Note to self: don't try to leave Shannon's house after she has fallen asleep on the couch.
Another Note to self: Don't leave even if for 5 minutes you tried to wake her up by saying "Shannon, Shannon, I'm leaving...I'm leaving. Shannon..." because the second the front door opens and the little "beep" it makes goes off, she is going to flip her shit and think someone is breaking into her house.
I'm so funny, I know.
I think worring about your baby is natural and unavoidable and shouldn't be fixed but when it controls your life, maybe you might be happier if you can take a deep breath and take all the precautions (alarms and locks) and know you are doing all you can and GET SOME SLEEP! I know I am not a plesant Mae if I don't sleep.
Don't worry. I am crazy too. Porgie slept in our bed for about the first 7 months of her life. During this time, I laid on my side on the very edge of the bed, with Porgie curled up next to me. I was convinced that John was going to roll on top of her and suffocate her.
I also get very angry for no good reason. I get extrememly pissed off when John has to work late (but it really isn't his fault). He thinks I am insnae - I probably am.

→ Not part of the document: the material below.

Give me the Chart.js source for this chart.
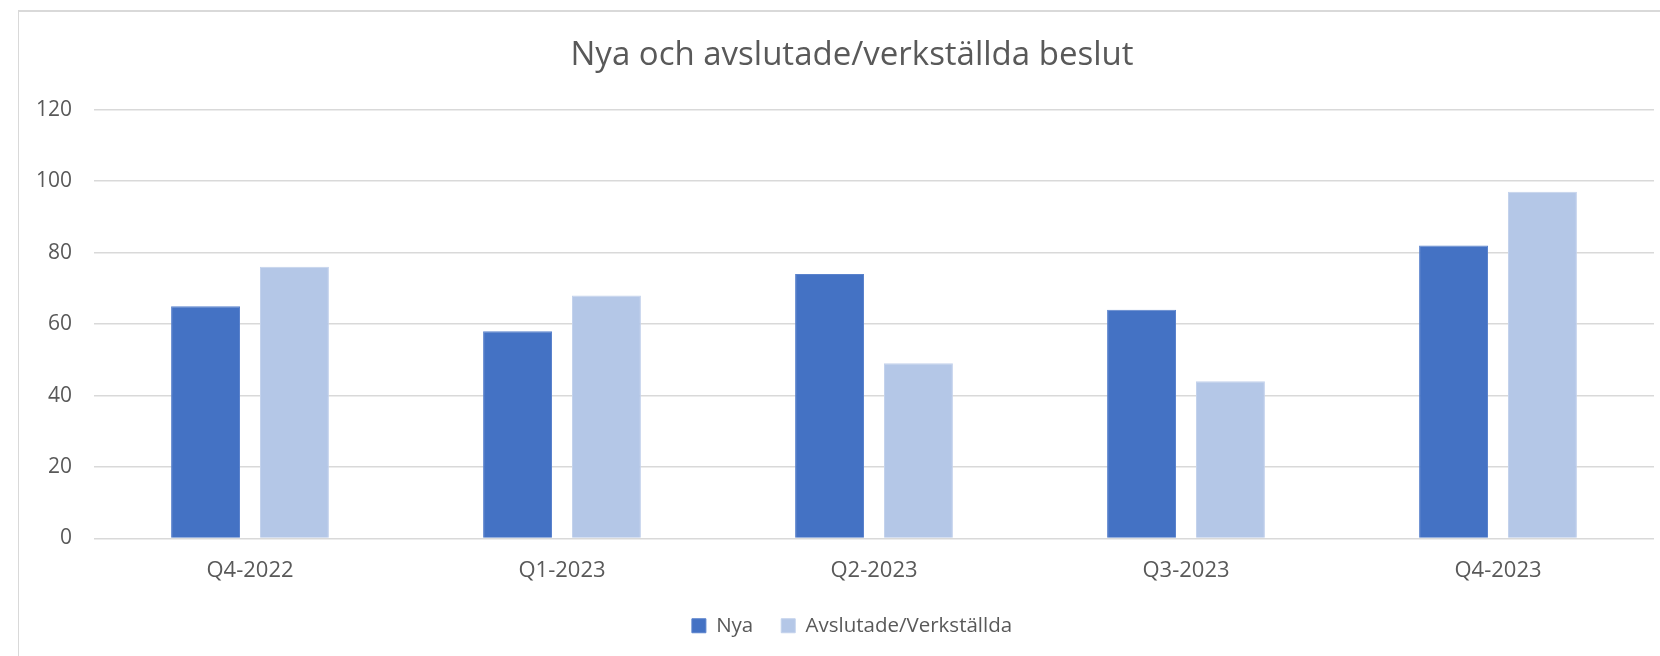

I am not afraid of the dark, but I do have irrational fears that Porgie will stop breathing in the middle of the night. I check on her repeatedly. Its a sickness really.
Wow Shannon, I can totally identify with some of your "un-normalness." Does that make us normal on our own standards? Mostly I completely know what you're talking about when you say you have a little bit of crazy in you... I can get so angry for no good reason what-so-ever and then get over it in an hour. That is the case right this second, I am insanely pissed that my boyfriend's new job requires him to work on Saturdays - his work sched is now Tues-Sat 9-6pm and it fucks with my life. 1) he's going to miss the doggy dash we were going to do together next weekend 2) when I go back to school FULL TIME the only chance I will really have to see and spend time with him is on the weekends because I'll be in school from 8-5 and then have 25 hours of homework per night. I'm completely irrational and overreacting but I'm flippin' pissed off right now. You know what I mean?

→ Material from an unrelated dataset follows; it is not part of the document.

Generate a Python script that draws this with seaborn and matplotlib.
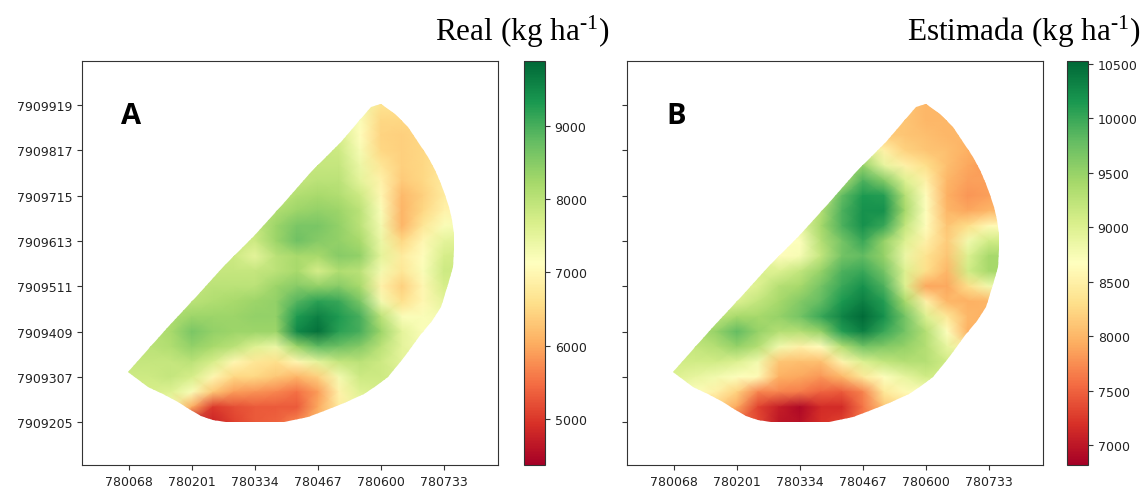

I ALSO get irrationally mad for seemingly no reason at all. I have become increasingly used to Erick's looks of extreme alarm when I go from completely happy and normal to screaming and crying in a furious rage... Thank gob he puts up with me. I know I have my good moments.
I also can change moods in a matter of seconds. I go from happy to PISSED AS FUCK to sad to happy in about 10 seconds. I am learning that not all people can change moods so quickly and effectively as I can... This is a work in progress for me.
I really hope I don't share your fears of murder and kidnapping quite as intensely as you do when my kids are born!